● Available records
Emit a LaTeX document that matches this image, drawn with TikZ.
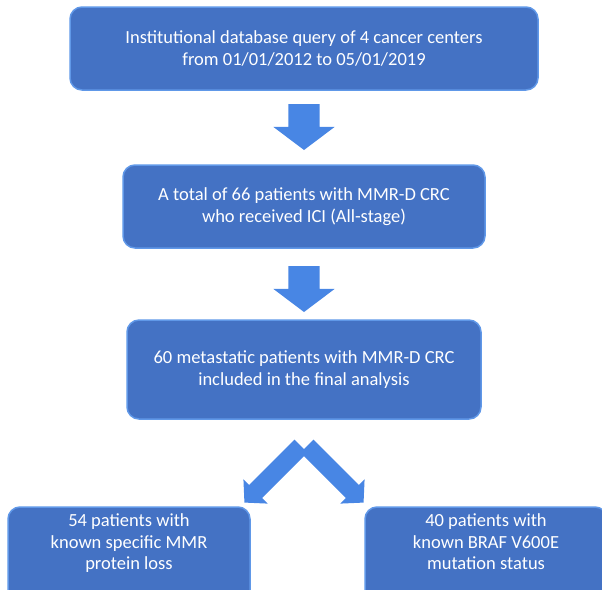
\documentclass[tikz,border=0pt]{standalone}
\usepackage{fontspec}
\setmainfont{Carlito}
\usetikzlibrary{positioning,shapes.arrows,calc}
\definecolor{boxBlue}{RGB}{68,114,196}
\definecolor{rimBlue}{RGB}{96,152,232}
\definecolor{arrBlue}{RGB}{72,134,228}

\begin{document}
\begin{tikzpicture}[
    x=1pt, y=-1pt,
    stagebox/.style={rectangle, rounded corners=12pt, draw=rimBlue,
                     line width=1.5pt, fill=boxBlue, text=white,
                     align=center, inner sep=7pt, outer sep=0pt,
                     font=\fontsize{18.5}{21.5}\selectfont},
    downarr/.style ={single arrow, fill=arrBlue, rotate=-90, anchor=west,
                     minimum height=46pt, inner xsep=0pt, inner ysep=15.5pt,
                     single arrow head extend=15pt, single arrow tip angle=106,
                     outer sep=0pt},
    splitarr/.style={single arrow, fill=arrBlue,
                     minimum height=80pt, inner xsep=0pt, inner ysep=9pt,
                     single arrow head extend=8pt, single arrow tip angle=95,
                     outer sep=0pt}
]
\useasboundingbox (0,0) rectangle (602,589);
\clip (0,0) rectangle (602,589);

\node[stagebox, minimum width=468pt, minimum height=83pt] (query) at (304,48.5)
    {Institutional database query of 4 cancer centers\\from 01/01/2012 to 05/01/2019};
\node[below=14pt of query, downarr] (arrA) {};
\node[stagebox, minimum width=362pt, minimum height=83pt, below=15pt of arrA.east] (total)
    {A total of 66 patients with MMR-D CRC\\who received ICI (All-stage)};
\node[below=18pt of total, downarr] (arrB) {};
\node[stagebox, minimum width=354pt, minimum height=99pt, below=8pt of arrB.east] (final)
    {60 metastatic patients with MMR-D CRC\\included in the final analysis};

% fork below the final analysis box
\coordinate[below=24pt of final] (fork);
\node[splitarr, rotate=-135] (arrL) at ($(fork)+(-28.3,28.3)$) {};
\node[splitarr, rotate=-45]  (arrR) at ($(fork)+(28.3,28.3)$) {};

\node[stagebox, minimum width=242pt, text depth=40pt, anchor=north] (mmr) at (129,507)
    {54 patients with\\known specific MMR\\protein loss};
\node[stagebox, minimum width=242pt, text depth=40pt, anchor=north] (braf) at (486,507)
    {40 patients with\\known BRAF V600E\\mutation status};
\end{tikzpicture}
\end{document}
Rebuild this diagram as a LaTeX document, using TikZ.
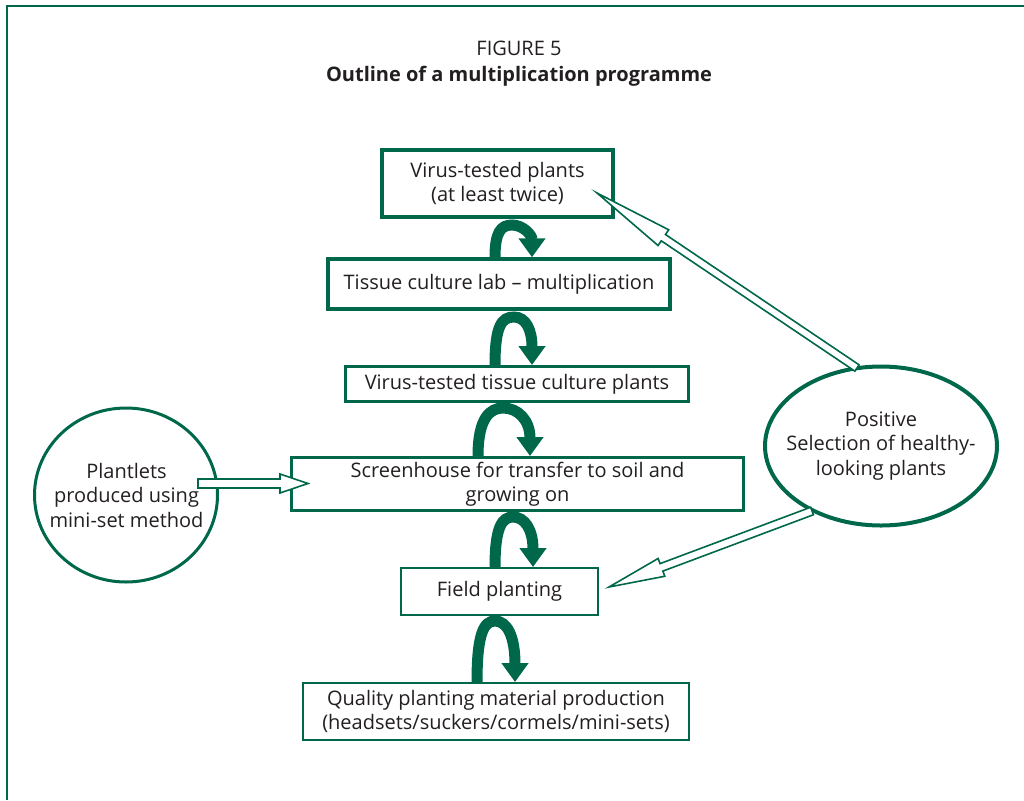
\documentclass[tikz,border=0pt]{standalone}
\usepackage{fontspec}
\setmainfont{Open Sans}
\usetikzlibrary{shapes.geometric,arrows.meta,calc}
\definecolor{fgreen}{RGB}{0,104,74}
\definecolor{ftext}{RGB}{35,31,32}
\newcommand\hollowarrow[5]{% start, tip, half shaft, half head, head length
  \coordinate (ha-h) at ($(#2)!#5!(#1)$);
  \draw[hollow] ($(#1)!#3!90:(#2)$) -- ($(ha-h)!#3!90:(#2)$) -- ($(ha-h)!#4!90:(#2)$)
    -- (#2) -- ($(ha-h)!#4!-90:(#2)$) -- ($(ha-h)!#3!-90:(#2)$) -- ($(#1)!#3!-90:(#2)$) -- cycle;
}
\begin{document}
\begin{tikzpicture}[x=1pt,y=-1pt,
  every node/.style={text=ftext,font=\fontsize{20}{24.5}\selectfont,align=center,inner sep=0pt},
  box/.style={draw=fgreen,fill=white,rectangle},
  ovalline/.style={draw=fgreen,line width=3pt},
  loopar/.style={draw=fgreen,line width=11pt,-{Triangle[width=26pt,length=19pt]}},
  hollow/.style={draw=fgreen,line width=1.6pt,fill=white,line join=miter}]
\useasboundingbox (0,0) rectangle (1024,800);
\draw[fgreen,line width=2pt] (7,800) -- (7,6) -- (1024,6);
\node (t1) at (519,48) {FIGURE 5};
\node[font=\fontsize{20}{24}\selectfont\bfseries] (t2) at (519,76) {Outline of a multiplication programme};
\node[box,line width=3.5pt,minimum width=231pt,minimum height=67pt] (b1) at (497.5,183.5) {Virus-tested plants\\(at least twice)};
\node[box,line width=3.5pt,minimum width=342pt,minimum height=50pt] (b2) at (499,284) {Tissue culture lab -- multiplication};
\node[box,line width=3pt,minimum width=343pt,minimum height=35pt] (b3) at (517,384) {Virus-tested tissue culture plants};
\node[box,line width=3pt,minimum width=452pt,minimum height=53pt] (b4) at (517.5,484) {Screenhouse for transfer to soil and\\growing on};
\node[box,line width=2pt,minimum width=197pt,minimum height=47pt] (b5) at (499.5,591.5) {Field planting};
\node[box,line width=2pt,minimum width=386pt,minimum height=57pt] (b6) at (496,711.5) {Quality planting material production\\(headsets/suckers/cormels/mini-sets)};
\node (L) at (126.5,495) {Plantlets\\produced using\\mini-set method};
\draw[ovalline] (126,495) ellipse [x radius=91.5, y radius=87];
\node (R) at (881,446) {Positive\\Selection of healthy-\\looking plants};
\draw[ovalline,line width=4pt] (881,446) ellipse [x radius=116, y radius=79.5];
% loop arrows
\draw[loopar] (495,0 |- b2.north) .. controls (495,232) and (501,225) .. (512,225)
   .. controls (523,225) and (532,235) .. (532,0 |- b2.north);
\draw[loopar] (495,0 |- b3.north) .. controls (495,325) and (502,317) .. (514,317)
   .. controls (526,317) and (532,330) .. (532,0 |- b3.north);
\draw[loopar] (478,0 |- b4.north) .. controls (478,418) and (490,408) .. (503,408)
   .. controls (518,408) and (530,420) .. (530,0 |- b4.north);
\draw[loopar] (495,0 |- b5.north) .. controls (495,527) and (502,517) .. (513,517)
   .. controls (525,517) and (533,530) .. (533,0 |- b5.north);
\draw[loopar] (477,0 |- b6.north) .. controls (477,633) and (484,621) .. (495,621)
   .. controls (507,621) and (515,636) .. (515,0 |- b6.north);
% hollow arrows
\coordinate (la) at (198,483.5);
\coordinate (lb) at (308,483.5);
\hollowarrow{la}{lb}{4.5pt}{9.5pt}{28pt}
\coordinate (ua) at (857,368);
\coordinate (ub) at (597,193);
\hollowarrow{ua}{ub}{3.8pt}{9.5pt}{80pt}
\coordinate (da) at (812,511);
\coordinate (db) at (609,587);
\hollowarrow{da}{db}{4pt}{9.5pt}{56pt}
\end{tikzpicture}
\end{document}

● Task instructions
Without the pictures, restate all the entries above exactly.

● Correct result
Emit a LaTeX document that matches this image, drawn with TikZ.
\documentclass[tikz,border=0pt]{standalone}
\usepackage{fontspec}
\setmainfont{Carlito}
\usetikzlibrary{positioning,shapes.arrows,calc}
\definecolor{boxBlue}{RGB}{68,114,196}
\definecolor{rimBlue}{RGB}{96,152,232}
\definecolor{arrBlue}{RGB}{72,134,228}

\begin{document}
\begin{tikzpicture}[
    x=1pt, y=-1pt,
    stagebox/.style={rectangle, rounded corners=12pt, draw=rimBlue,
                     line width=1.5pt, fill=boxBlue, text=white,
                     align=center, inner sep=7pt, outer sep=0pt,
                     font=\fontsize{18.5}{21.5}\selectfont},
    downarr/.style ={single arrow, fill=arrBlue, rotate=-90, anchor=west,
                     minimum height=46pt, inner xsep=0pt, inner ysep=15.5pt,
                     single arrow head extend=15pt, single arrow tip angle=106,
                     outer sep=0pt},
    splitarr/.style={single arrow, fill=arrBlue,
                     minimum height=80pt, inner xsep=0pt, inner ysep=9pt,
                     single arrow head extend=8pt, single arrow tip angle=95,
                     outer sep=0pt}
]
\useasboundingbox (0,0) rectangle (602,589);
\clip (0,0) rectangle (602,589);

\node[stagebox, minimum width=468pt, minimum height=83pt] (query) at (304,48.5)
    {Institutional database query of 4 cancer centers\\from 01/01/2012 to 05/01/2019};
\node[below=14pt of query, downarr] (arrA) {};
\node[stagebox, minimum width=362pt, minimum height=83pt, below=15pt of arrA.east] (total)
    {A total of 66 patients with MMR-D CRC\\who received ICI (All-stage)};
\node[below=18pt of total, downarr] (arrB) {};
\node[stagebox, minimum width=354pt, minimum height=99pt, below=8pt of arrB.east] (final)
    {60 metastatic patients with MMR-D CRC\\included in the final analysis};

% fork below the final analysis box
\coordinate[below=24pt of final] (fork);
\node[splitarr, rotate=-135] (arrL) at ($(fork)+(-28.3,28.3)$) {};
\node[splitarr, rotate=-45]  (arrR) at ($(fork)+(28.3,28.3)$) {};

\node[stagebox, minimum width=242pt, text depth=40pt, anchor=north] (mmr) at (129,507)
    {54 patients with\\known specific MMR\\protein loss};
\node[stagebox, minimum width=242pt, text depth=40pt, anchor=north] (braf) at (486,507)
    {40 patients with\\known BRAF V600E\\mutation status};
\end{tikzpicture}
\end{document}
Rebuild this diagram as a LaTeX document, using TikZ.
\documentclass[tikz,border=0pt]{standalone}
\usepackage{fontspec}
\setmainfont{Open Sans}
\usetikzlibrary{shapes.geometric,arrows.meta,calc}
\definecolor{fgreen}{RGB}{0,104,74}
\definecolor{ftext}{RGB}{35,31,32}
\newcommand\hollowarrow[5]{% start, tip, half shaft, half head, head length
  \coordinate (ha-h) at ($(#2)!#5!(#1)$);
  \draw[hollow] ($(#1)!#3!90:(#2)$) -- ($(ha-h)!#3!90:(#2)$) -- ($(ha-h)!#4!90:(#2)$)
    -- (#2) -- ($(ha-h)!#4!-90:(#2)$) -- ($(ha-h)!#3!-90:(#2)$) -- ($(#1)!#3!-90:(#2)$) -- cycle;
}
\begin{document}
\begin{tikzpicture}[x=1pt,y=-1pt,
  every node/.style={text=ftext,font=\fontsize{20}{24.5}\selectfont,align=center,inner sep=0pt},
  box/.style={draw=fgreen,fill=white,rectangle},
  ovalline/.style={draw=fgreen,line width=3pt},
  loopar/.style={draw=fgreen,line width=11pt,-{Triangle[width=26pt,length=19pt]}},
  hollow/.style={draw=fgreen,line width=1.6pt,fill=white,line join=miter}]
\useasboundingbox (0,0) rectangle (1024,800);
\draw[fgreen,line width=2pt] (7,800) -- (7,6) -- (1024,6);
\node (t1) at (519,48) {FIGURE 5};
\node[font=\fontsize{20}{24}\selectfont\bfseries] (t2) at (519,76) {Outline of a multiplication programme};
\node[box,line width=3.5pt,minimum width=231pt,minimum height=67pt] (b1) at (497.5,183.5) {Virus-tested plants\\(at least twice)};
\node[box,line width=3.5pt,minimum width=342pt,minimum height=50pt] (b2) at (499,284) {Tissue culture lab -- multiplication};
\node[box,line width=3pt,minimum width=343pt,minimum height=35pt] (b3) at (517,384) {Virus-tested tissue culture plants};
\node[box,line width=3pt,minimum width=452pt,minimum height=53pt] (b4) at (517.5,484) {Screenhouse for transfer to soil and\\growing on};
\node[box,line width=2pt,minimum width=197pt,minimum height=47pt] (b5) at (499.5,591.5) {Field planting};
\node[box,line width=2pt,minimum width=386pt,minimum height=57pt] (b6) at (496,711.5) {Quality planting material production\\(headsets/suckers/cormels/mini-sets)};
\node (L) at (126.5,495) {Plantlets\\produced using\\mini-set method};
\draw[ovalline] (126,495) ellipse [x radius=91.5, y radius=87];
\node (R) at (881,446) {Positive\\Selection of healthy-\\looking plants};
\draw[ovalline,line width=4pt] (881,446) ellipse [x radius=116, y radius=79.5];
% loop arrows
\draw[loopar] (495,0 |- b2.north) .. controls (495,232) and (501,225) .. (512,225)
   .. controls (523,225) and (532,235) .. (532,0 |- b2.north);
\draw[loopar] (495,0 |- b3.north) .. controls (495,325) and (502,317) .. (514,317)
   .. controls (526,317) and (532,330) .. (532,0 |- b3.north);
\draw[loopar] (478,0 |- b4.north) .. controls (478,418) and (490,408) .. (503,408)
   .. controls (518,408) and (530,420) .. (530,0 |- b4.north);
\draw[loopar] (495,0 |- b5.north) .. controls (495,527) and (502,517) .. (513,517)
   .. controls (525,517) and (533,530) .. (533,0 |- b5.north);
\draw[loopar] (477,0 |- b6.north) .. controls (477,633) and (484,621) .. (495,621)
   .. controls (507,621) and (515,636) .. (515,0 |- b6.north);
% hollow arrows
\coordinate (la) at (198,483.5);
\coordinate (lb) at (308,483.5);
\hollowarrow{la}{lb}{4.5pt}{9.5pt}{28pt}
\coordinate (ua) at (857,368);
\coordinate (ub) at (597,193);
\hollowarrow{ua}{ub}{3.8pt}{9.5pt}{80pt}
\coordinate (da) at (812,511);
\coordinate (db) at (609,587);
\hollowarrow{da}{db}{4pt}{9.5pt}{56pt}
\end{tikzpicture}
\end{document}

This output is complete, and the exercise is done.